There is also the question of abrogation, something that we haven’t explored because it’s more of a meta-concept of the Quran. It does have to do with that question of substituting verses in place of verses that we read about last week. Because the Quran was revealed over a period of time, transitioning a community of believers into a new way of life, it is rationalized that the Quran eased in some teachings little by little. The favorite example of this is alcohol. In this surah, ayah 67 casually mentions intoxicants within the lists of beneficial items provided by God. In Surah an-Nisa 43, drunkenness makes you unfit for prayer, but public appearance even in a mosque is tolerated. In Surah al-Baqarah 219 intoxicants are granted some beneficial properties but warned against. Surah al-Ma’idah 90, however, ranks intoxicants among Satanic defilements. This variety of attitudes can be explained in terms of abrogation; i.e.
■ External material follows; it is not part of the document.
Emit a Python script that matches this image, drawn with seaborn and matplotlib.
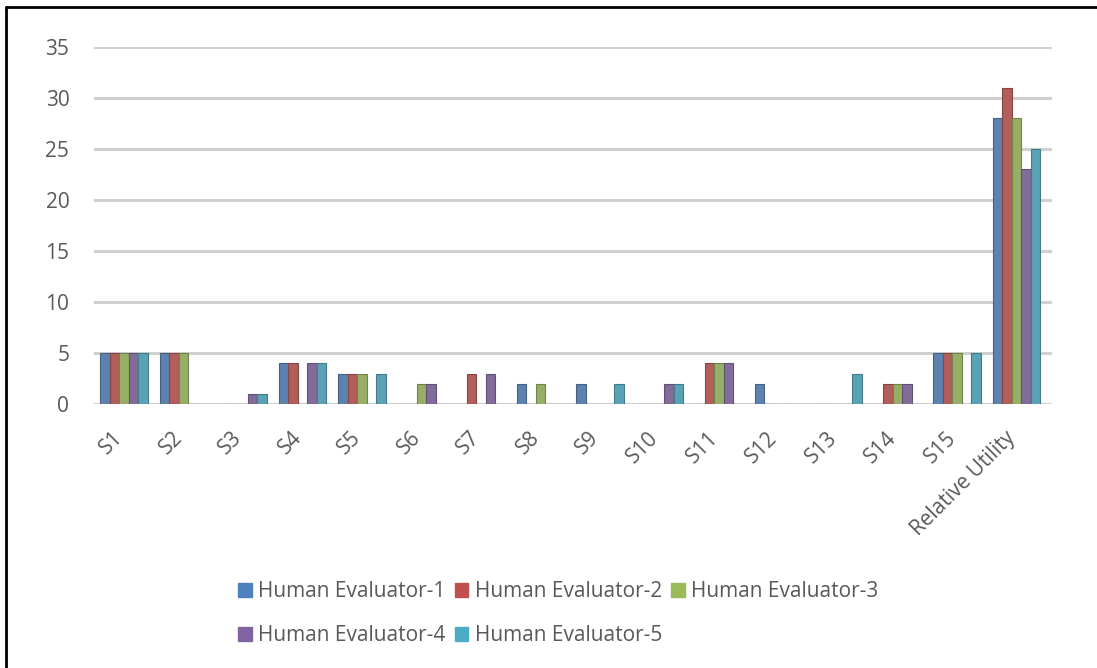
import matplotlib
matplotlib.use("Agg")
import matplotlib.pyplot as plt
import matplotlib.transforms as mtransforms
from matplotlib.lines import Line2D
from matplotlib.patches import Patch
import seaborn as sns
import pandas as pd

categories = ["S1", "S2", "S3", "S4", "S5", "S6", "S7", "S8", "S9", "S10",
              "S11", "S12", "S13", "S14", "S15", "Relative Utility"]
series_names = ["Human Evaluator-1", "Human Evaluator-2", "Human Evaluator-3",
                "Human Evaluator-4", "Human Evaluator-5"]
evaluator_1 = [5, 5, 0, 4, 3, 0, 0, 2, 2, 0, 0, 2, 0, 0, 5, 28]
evaluator_2 = [5, 5, 0, 4, 3, 0, 3, 0, 0, 0, 4, 0, 0, 2, 5, 31]
evaluator_3 = [5, 5, 0, 0, 3, 2, 0, 2, 0, 0, 4, 0, 0, 2, 5, 28]
evaluator_4 = [5, 0, 1, 4, 0, 2, 3, 0, 0, 2, 4, 0, 0, 2, 0, 23]
evaluator_5 = [5, 0, 1, 4, 3, 0, 0, 0, 2, 2, 0, 0, 3, 0, 5, 25]
y_ticks = [0, 5, 10, 15, 20, 25, 30, 35]

colors = ["#4F81BD", "#C0504D", "#9BBB59", "#8064A2", "#4BACC6"]
text_color = "#595959"

all_values = [evaluator_1, evaluator_2, evaluator_3, evaluator_4, evaluator_5]
rows = []
for name, vals in zip(series_names, all_values):
    for cat, v in zip(categories, vals):
        rows.append({"category": cat, "evaluator": name, "score": v})
df = pd.DataFrame(rows)

sns.set_style("white")
plt.rcParams["font.family"] = ["Open Sans", "DejaVu Sans"]

fig = plt.figure(figsize=(10.97, 6.68), dpi=100)
ax = fig.add_axes([0.086, 0.395, 0.873, 0.535])

sns.barplot(data=df, x="category", y="score", hue="evaluator",
            order=categories, hue_order=series_names, palette=colors,
            width=0.8, ax=ax, legend=False, zorder=3)

# darker outline on each bar for a slight depth effect
for bar in ax.patches:
    fc = bar.get_facecolor()
    bar.set_edgecolor(tuple(c * 0.75 for c in fc[:3]) + (1,))
    bar.set_linewidth(0.8)

ax.set_xlim(-0.5, 15.6)
ax.set_ylim(0, 35)
ax.set_yticks(y_ticks)
ax.yaxis.grid(True, color="#D0D0D0", linewidth=2.2, zorder=0)
ax.set_axisbelow(True)
for s in ax.spines.values():
    s.set_visible(False)
ax.set_xlabel("")
ax.set_ylabel("")
ax.tick_params(axis="y", length=0, pad=18, labelsize=15, labelcolor=text_color)
ax.tick_params(axis="x", length=0, pad=22, labelsize=15, labelcolor=text_color)
ax.set_xticks(range(len(categories)))
ax.set_xticklabels(categories, rotation=45, ha="right", va="center",
                   rotation_mode="anchor")
shift = mtransforms.ScaledTranslation(-4 / 100, 0, fig.dpi_scale_trans)
for lbl in ax.get_xticklabels():
    lbl.set_transform(lbl.get_transform() + shift)

# legend laid out as rows: 1,2,3 / 4,5
handles = [Patch(facecolor=c, edgecolor=c) for c in colors]
order = [0, 3, 1, 4, 2]
fig.legend([handles[i] for i in order], [series_names[i] for i in order],
           ncol=3, loc="center", bbox_to_anchor=(0.509, 0.081), frameon=False,
           fontsize=15, handlelength=0.65, handleheight=0.65, handletextpad=0.3,
           columnspacing=0.45, labelspacing=1.1, labelcolor=text_color)

# frame lines along the top and left edges
fig.add_artist(Line2D([6 / 1097, 1.0], [1 - 7 / 668, 1 - 7 / 668],
                      transform=fig.transFigure, color="black", linewidth=2))
fig.add_artist(Line2D([6 / 1097, 6 / 1097], [1 - 7 / 668, 0.0],
                      transform=fig.transFigure, color="black", linewidth=2))

fig.savefig("out.png", dpi=100)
God was weaning Muslims off of alcohol.
A complication of abrogation is that you have to figure out how to disarm abrogated ayat so that believers won’t act upon them or ask about them. Back to today’s ayah 67: how does one translate that so a believer won’t take it as permission to enjoy wine? Several translators have pulled the classic American-Protestant move of reading wine and inferring juice. Alas for them, while the word sakar, “intoxicant,” is related to the word sukkar, “sugar,” it still is distinctly about alcohol. To convert it to “sugar/sweetness” one would need to challenge whether the Quran has been voweled correctly, and that calls into question how well the Quran has been preserved. Taking another approach, those translators who don’t challenge “intoxicant” address the problem by assuming “good” only applies to “provision.” The grammatical situation in Arabic is exactly like saying “good provision and wine” in English. (If you read that backwards you get the exact Arabic syntax.) Does “good” apply to both the words “provision” and “wine,” or just the former? While “good” could potentially only be intended for “provision,” it is poor communication to write the phrase this way. The precise way in both languages to express such would be to arrange the words so that the adjective could apply only to the relevant noun. In English, this would require the wording to be “wine and good provision,” and the translators took the liberty of choosing that word order. It is a valid interpretation, but not the truest to the original Arabic. Contextually, to not call the wine good does not match the immediately surrounding ayat, in which good things from God are being mentioned. For believing Muslims, however, this arrangement does remove the awkward idea that God might be calling something “good” here which He later calls Satanic in Surah an-Nisa, and thus this harmonizes the ayah with the broader context of the whole Quran.
A complication of abrogation is that it affects our ability to determine the timeline of ayat and suwar. If you read this tafsir for ayah 118 in this study Quran you’ll find a good example of retroactive insertion blurring our discernment of timeline. Yet we see that this order of history is very important in understanding the Quran. Not only does it affect what you can understand within the Quran (like the oblique description of the qibla change in al-Baqarah), but it also affects how you understand and act upon it. Do you act upon a verse, or has that verse been obsolesced by a newer one? Which one is newer? Unfortunately, the order of revelation is not historically obvious, with today’s surah making a decent point on the topic. Speculating the order of revelation requires in-depth knowledge of historical context. I’m learning that it is common and recommended in Muslim communities to entrust interpretation and policy-making to only the most academically entrenched scholars and clerics.